Why Walls Crack and Move Vertically:

In general vertical cracks are caused by differential movement or local load variations. A weak spot in the soil under the wall may cause a portion of the wall to settle more than the rest of the wall. An area of the wall with a heavier load on it may also cause a portion of the wall to settle more than the rest. When this happens a vertical crack typically develops, starting at the bottom of the wall. Sometimes an excessive load from above will cause a local failure of the wall at the top. This local failure can propagate into a vertical crack. If the conditions that caused a vertical crack are addressed to prevent future failure, the crack should still be sealed or patched with one of several methods to prevent water infiltration and additional damage to the wall. If excessive differential soil settlement is expected to continue, the foundation loads must be carried to better soil or the soil must be stabilized.

Step Cracking in Masonry Walls:

It is very common to see “step-cracking” in masonry block walls. This is when a crack follows the mortar joint but zig-zags through horizontal and vertical joints. These cracks can be caused by almost anything. They propagate in a step pattern due to the mortar joints being the weakest part of the wall. Tracking down what initiated the crack is very important in this case. The crack could have started as the result of a horizontal bulge but took a turn up when it hit a relatively strong portion of mortar. It could have started as a vertical crack from settlement or from an overload at the top of the wall and taken a turn left or right. Sometimes these cracks will be accompanied by blocks or sections of blocks popping inward towards the basement.

Thermal and Shrinkage Cracking:

Thermal and shrinkage cracking are more common in poured concrete walls. Concrete materials shrink as water evaporates when they cure.
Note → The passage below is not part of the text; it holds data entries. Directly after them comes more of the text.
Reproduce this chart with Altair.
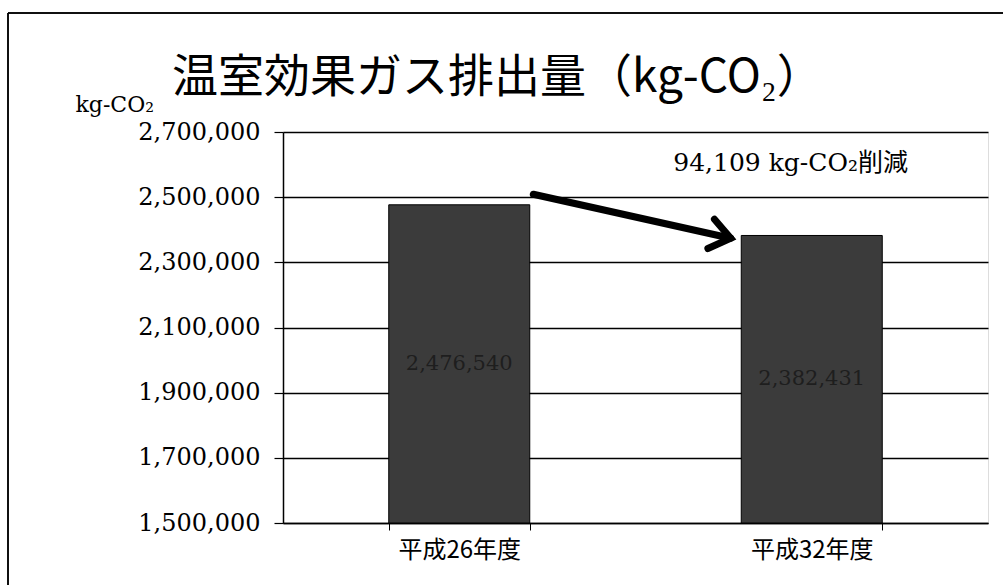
import altair as alt
import pandas as pd

# ---- data ----
categories = ["平成26年度", "平成32年度"]
values = [2476540, 2382431]
baseline = 1500000
y_ticks = [1500000, 1700000, 1900000, 2100000, 2300000, 2500000, 2700000]

# arrow (x in category units: 0..2 spans the two bands)
arrow_x = [0.71, 1.27]
arrow_y = [2508900, 2374000]
note_text = ["94,109 kg-CO₂削減"]
note_x = [1.44]
note_y = [2604000]

title_text = "温室効果ガス排出量（kg-CO₂）"
y_unit = "kg-CO₂"

serif = "DejaVu Serif, Noto Sans CJK JP"
jp = "Noto Sans CJK JP"

bars_df = pd.DataFrame({"cat": categories, "value": values, "base": [baseline] * len(values)})
arrow_df = pd.DataFrame({"x": arrow_x, "y": arrow_y, "order": [0, 1]})
head_df = pd.DataFrame({"x": [arrow_x[-1]], "y": [arrow_y[-1]]})
note_df = pd.DataFrame({"x": note_x, "y": note_y, "t": note_text})

y_scale = alt.Scale(domain=[1500000, 2700000], nice=False, zero=False)
x_band = alt.Scale(paddingInner=0.6, paddingOuter=0.3)

x_axis = alt.Axis(title=None, labelAngle=0, tickBand="extent", labelFont=jp,
                  labelFontSize=24, labelColor="black", domainColor="black",
                  domainWidth=1.5, tickColor="black", tickSize=7, labelPadding=8,
                  grid=False)

y_axis = alt.Axis(values=y_ticks, format=",.0f", title=y_unit, titleAngle=0,
                  titleAlign="left", titleBaseline="bottom", titleX=-208, titleY=-16,
                  titleFont=serif, titleFontSize=22, titleFontWeight="normal",
                  titleColor="black",
                  labelFont=serif, labelFontSize=24, labelColor="black",
                  labelPadding=14, tickSize=9, tickColor="black", tickWidth=1.2,
                  domainColor="black", domainWidth=1.5,
                  grid=True, gridColor="black", gridWidth=1.4)

bars = alt.Chart(bars_df).mark_bar(color="#3b3b3b", stroke="black", strokeWidth=1).encode(
    x=alt.X("cat:N", sort=categories, scale=x_band, axis=x_axis),
    y=alt.Y("value:Q", scale=y_scale, axis=y_axis),
    y2="base:Q",
)

labels = alt.Chart(bars_df).transform_calculate(
    mid="(datum.value + datum.base) / 2",
    lab="format(datum.value, ',')",
).mark_text(font=serif, fontSize=21, color="#1e1e1e").encode(
    x=alt.X("cat:N", sort=categories, scale=x_band, axis=x_axis),
    y=alt.Y("mid:Q", scale=y_scale, axis=y_axis),
    text="lab:N",
)

base_layer = alt.layer(bars, labels)

x_q = alt.Scale(domain=[0, 2], nice=False, zero=False)

arrow_line = alt.Chart(arrow_df).mark_line(color="black", strokeWidth=7, strokeCap="round").encode(
    x=alt.X("x:Q", scale=x_q, axis=None),
    y=alt.Y("y:Q", scale=y_scale, axis=y_axis),
    order="order:Q",
)

arrow_head = alt.Chart(head_df).mark_point(
    shape="M -1 -0.75 L 0 0 L -1 0.75", filled=False, stroke="black", strokeWidth=7,
    strokeCap="round", strokeJoin="miter", size=1600, angle=12.6, opacity=1
).encode(
    x=alt.X("x:Q", scale=x_q, axis=None),
    y=alt.Y("y:Q", scale=y_scale, axis=y_axis),
)

note = alt.Chart(note_df).mark_text(font=serif, fontSize=25, color="black").encode(
    x=alt.X("x:Q", scale=x_q, axis=None),
    y=alt.Y("y:Q", scale=y_scale, axis=y_axis),
    text="t:N",
)

frame_left = alt.Chart(bars_df).mark_rule(color="black", strokeWidth=1.5).encode(
    x=alt.value(-275), y=alt.value(-119), y2=alt.value(460)
)
frame_top = alt.Chart(bars_df).mark_rule(color="black", strokeWidth=1.5).encode(
    x=alt.value(-275), x2=alt.value(725), y=alt.value(-119)
)

annot_layer = alt.layer(arrow_line, arrow_head, note, frame_left, frame_top)

chart = alt.layer(base_layer, annot_layer).resolve_scale(
    x="independent"
).properties(
    width=705, height=391,
    autosize=alt.AutoSizeParams(type="none"),
    padding={"left": 283, "top": 132, "right": 15, "bottom": 62},
    title=alt.TitleParams(title_text, font=jp, fontSize=46, fontWeight="normal",
                          color="black", anchor="start", frame="group", dx=-111,
                          offset=0, dy=90),
).configure_view(strokeWidth=0, stroke="transparent").configure(background="white")

chart.save("out.html", embed_options={"renderer": "svg", "actions": False})
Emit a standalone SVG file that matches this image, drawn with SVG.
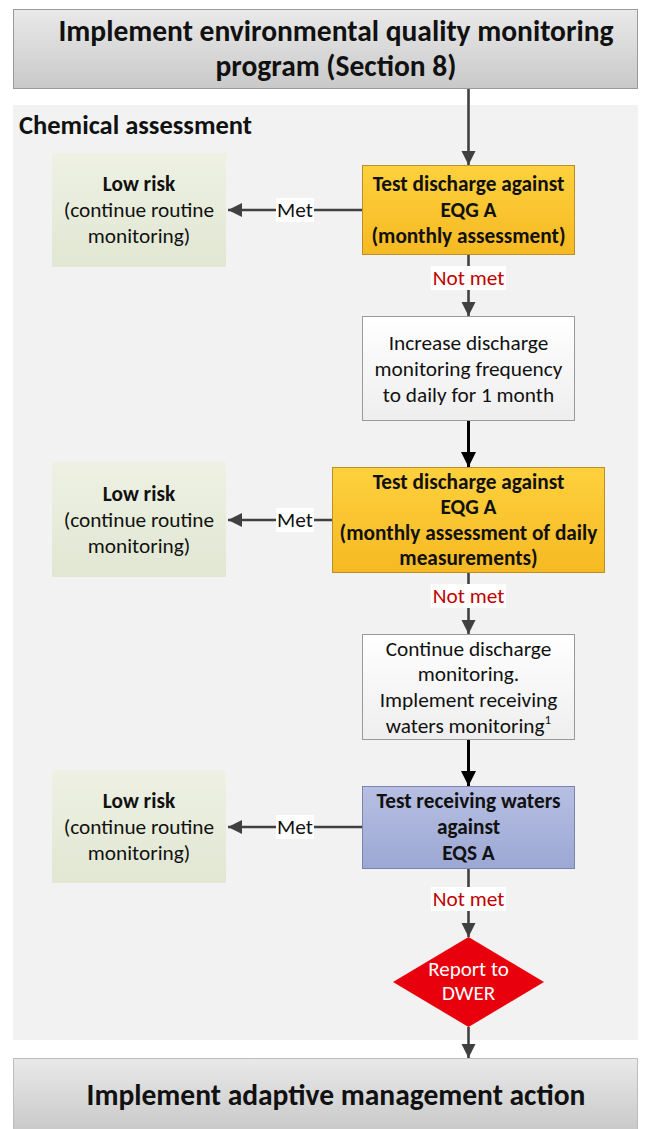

They also expand and contract with temperature changes. These conditions create a variety of internal stresses within the wall. Some of these stresses are tensile stresses which want to pull open the material. Shrinkage cracking can be minimized or eliminated with proper reinforcing and curing. Thermal cracking also can be eliminated with proper reinforcing. Thermal and shrinkage cracking are a fairly common occurrence and by itself not necessarily a structural hazard. These cracks can become dangerous when they open up too much or allow water infiltration, which can further degrade the wall.

Freeze Thaw Damage:

Freeze-Thaw damage comes in two forms. The first is material damage to a sound piece of concrete. This is normally handled by including an admixture (additive) to concrete that will be exposed to freeze-thaw cycles. The second form has been discussed above and occurs when water infiltrates a wall and expands as it freezes, forcing cracks open.

Heaving:

Heaving occurs when a footing is not deep enough. Local building codes prescribe the minimum depth at which a footing must be. This is done to keep the footing below soil that freezes. Wet soil will expand as it freezes. If a footing is resting or within this expanding soil, the footing will be moved by it. Heaving typically lifts a footing and whatever is above it up. In a heaving situation, the first step is to use one of several methods to essentially insulate the soil and prevent it from freezing. If this is not possible, the next solution would be to reconstruct the footing at proper depth.

Improper Backfill:

Improper Backfill can cause significant problems. Backfill is the soil behind the wall. Sometimes, the soil that was excavated is put back. Other times, proper soil is brought in to be used as backfill. Soil is a very complex material. The two properties that are most important for backfill are the horizontal pressure the soil exerts and its drainage characteristics. Soil used as backfill should have properties that minimize the horizontal forces it exerts on the wall. It also should be granular soil that drains well to prevent it from becoming saturated (thus adding additional pressure) or swelling (creating a condition similar to heaving). Clay-like soils should never be used a backfill.